__EXERCISE DETAILS__.
Return the listing below exactly, with the pictures dropped.

__MATERIAL__.
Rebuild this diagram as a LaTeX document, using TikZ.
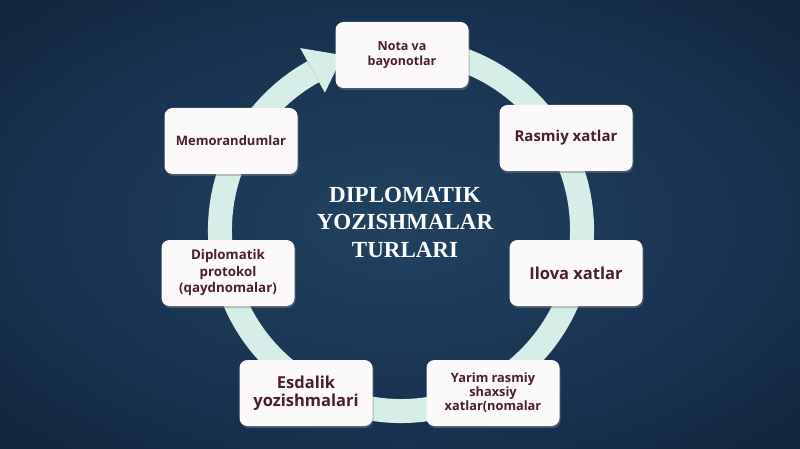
\documentclass[tikz,border=0pt]{standalone}
\usepackage{fontspec}
\setmainfont{Open Sans}
\newfontfamily\titlefont{Liberation Serif}
\usetikzlibrary{shadows,calc}
\definecolor{bgin}{HTML}{21425F}
\definecolor{bgmid}{HTML}{183250}
\definecolor{bgout}{HTML}{0B1622}
\definecolor{ringcol}{HTML}{D6EEE7}
\definecolor{boxtext}{HTML}{4B1E2B}
\definecolor{boxfill}{HTML}{FBF9F9}
\pgfdeclareradialshading{bgshade}{\pgfpoint{0bp}{0bp}}{color(0bp)=(bgin); color(22bp)=(bgmid); color(52bp)=(bgout); color(100bp)=(bgout)}
\tikzset{
  itembox/.style={fill=boxfill, rounded corners=8pt, minimum width=133pt, minimum height=66pt,
    align=center, text=boxtext, font=\bfseries, inner sep=2pt,
    drop shadow={opacity=0.45, shadow xshift=1pt, shadow yshift=-2pt}},
  ringline/.style={draw=ringcol, line width=24pt},
}
\begin{document}
\begin{tikzpicture}[x=1pt,y=1pt]
\useasboundingbox (0,0) rectangle (800,-449);
\shade[shading=bgshade] (0,0) rectangle (800,-449);
\coordinate (C) at (401,-230);
% ring
\draw[ringline] ($(C)+(72:181)$) arc[start angle=72, end angle=-241, radius=181];
\begin{scope}[shift={(C)}, rotate=119]
  \fill[ringcol] (157,0) -- (208,0) -- (181,-34) -- cycle;
\end{scope}
% title
\node[text=white, font=\titlefont\bfseries\fontsize{23}{27.5}\selectfont, align=center] (title) at (405,-222)
  {DIPLOMATIK\\YOZISHMALAR\\TURLARI};
% boxes
\node[itembox, font=\bfseries\fontsize{12.5}{15}\selectfont] (nota) at (402,-55) {Nota va\\bayonotlar};
\node[itembox, font=\bfseries\fontsize{15}{16}\selectfont] (rasmiy) at (566,-138) {Rasmiy xatlar};
\node[itembox, font=\bfseries\fontsize{16.5}{18}\selectfont] (ilova) at (576,-273) {Ilova xatlar};
\node[itembox, font=\bfseries\fontsize{12.8}{14}\selectfont] (yarim) at (493,-393) {Yarim rasmiy\\shaxsiy\\xatlar(nomalar};
\node[itembox, font=\bfseries\fontsize{16.5}{18}\selectfont] (esdalik) at (306,-393) {Esdalik\\yozishmalari};
\node[itembox, font=\bfseries\fontsize{13.3}{16.5}\selectfont] (dipl) at (228,-273) {Diplomatik\\protokol\\(qaydnomalar)};
\node[itembox, font=\bfseries\fontsize{13}{16}\selectfont] (memo) at (231,-141) {Memorandumlar};
\end{tikzpicture}
\end{document}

__REPLY__.
Rebuild this diagram as a LaTeX document, using TikZ.
\documentclass[tikz,border=0pt]{standalone}
\usepackage{fontspec}
\setmainfont{Open Sans}
\newfontfamily\titlefont{Liberation Serif}
\usetikzlibrary{shadows,calc}
\definecolor{bgin}{HTML}{21425F}
\definecolor{bgmid}{HTML}{183250}
\definecolor{bgout}{HTML}{0B1622}
\definecolor{ringcol}{HTML}{D6EEE7}
\definecolor{boxtext}{HTML}{4B1E2B}
\definecolor{boxfill}{HTML}{FBF9F9}
\pgfdeclareradialshading{bgshade}{\pgfpoint{0bp}{0bp}}{color(0bp)=(bgin); color(22bp)=(bgmid); color(52bp)=(bgout); color(100bp)=(bgout)}
\tikzset{
  itembox/.style={fill=boxfill, rounded corners=8pt, minimum width=133pt, minimum height=66pt,
    align=center, text=boxtext, font=\bfseries, inner sep=2pt,
    drop shadow={opacity=0.45, shadow xshift=1pt, shadow yshift=-2pt}},
  ringline/.style={draw=ringcol, line width=24pt},
}
\begin{document}
\begin{tikzpicture}[x=1pt,y=1pt]
\useasboundingbox (0,0) rectangle (800,-449);
\shade[shading=bgshade] (0,0) rectangle (800,-449);
\coordinate (C) at (401,-230);
% ring
\draw[ringline] ($(C)+(72:181)$) arc[start angle=72, end angle=-241, radius=181];
\begin{scope}[shift={(C)}, rotate=119]
  \fill[ringcol] (157,0) -- (208,0) -- (181,-34) -- cycle;
\end{scope}
% title
\node[text=white, font=\titlefont\bfseries\fontsize{23}{27.5}\selectfont, align=center] (title) at (405,-222)
  {DIPLOMATIK\\YOZISHMALAR\\TURLARI};
% boxes
\node[itembox, font=\bfseries\fontsize{12.5}{15}\selectfont] (nota) at (402,-55) {Nota va\\bayonotlar};
\node[itembox, font=\bfseries\fontsize{15}{16}\selectfont] (rasmiy) at (566,-138) {Rasmiy xatlar};
\node[itembox, font=\bfseries\fontsize{16.5}{18}\selectfont] (ilova) at (576,-273) {Ilova xatlar};
\node[itembox, font=\bfseries\fontsize{12.8}{14}\selectfont] (yarim) at (493,-393) {Yarim rasmiy\\shaxsiy\\xatlar(nomalar};
\node[itembox, font=\bfseries\fontsize{16.5}{18}\selectfont] (esdalik) at (306,-393) {Esdalik\\yozishmalari};
\node[itembox, font=\bfseries\fontsize{13.3}{16.5}\selectfont] (dipl) at (228,-273) {Diplomatik\\protokol\\(qaydnomalar)};
\node[itembox, font=\bfseries\fontsize{13}{16}\selectfont] (memo) at (231,-141) {Memorandumlar};
\end{tikzpicture}
\end{document}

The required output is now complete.